Sunday, October 25, 2015

The Deeper Meaning of Non-Fiction Narrative with Bob Kunzinger

The countdown is officially on with the conference a little over a week away and we're especially looking forward to the variety of workshop opportunities. Another of our faculty workshop leaders is non-fiction writer and Professor of Humanities Bob Kunzinger. Kunzinger's forte is essay and memoir where he is able to explore his topics on a smaller scale. He knows the importance of a narrative that packs a punch. Kunzinger discusses his writing approach below: 

"The label "non-fiction" writer is as vague as saying I am a musician or a painter. My background and comfort zone is in journalism--my undergraduate degree is in journalism and the primary influences of my writing life, including Ernie Pyle, Ernest Hemingway, and a few others were all journalists. My earliest writing assignments were feature stories about small adventures I took, so I suppose my subject matter hasn't changed much.
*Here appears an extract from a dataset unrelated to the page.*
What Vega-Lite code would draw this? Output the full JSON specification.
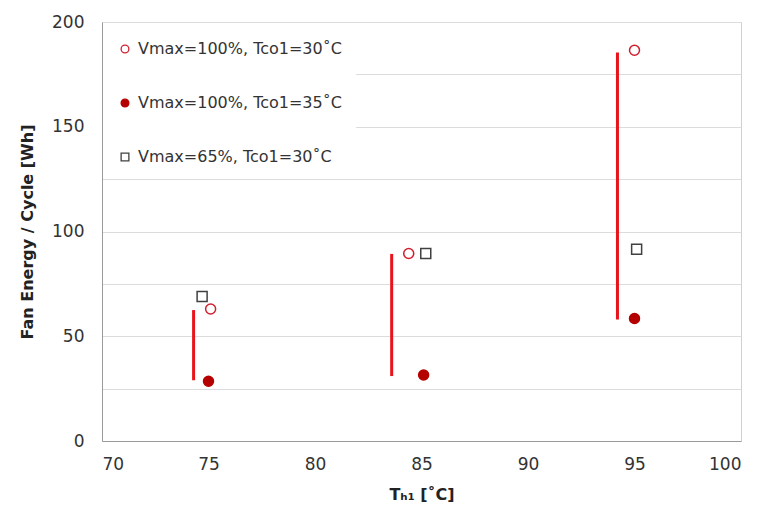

I approach writing from a very lyrical perspective both on the page and in the research; I like to let go of labels and modes and see what happens, make a few left turns. As far as the "flash" aspect, I like the haiku mentality: focus on the most narrow of aspects as deeply as possible.

My constant thought process includes asking myself "so what's the point?" It isn't enough for me in non-fiction writing to write about Spain or Russia or Africa, I feel the need to digress to some universal reaction to the narrative. Ideally when you read something I don't want you to see my pain, I want you to see your own. Of course, it's a very good and rare day I reach the ideal!"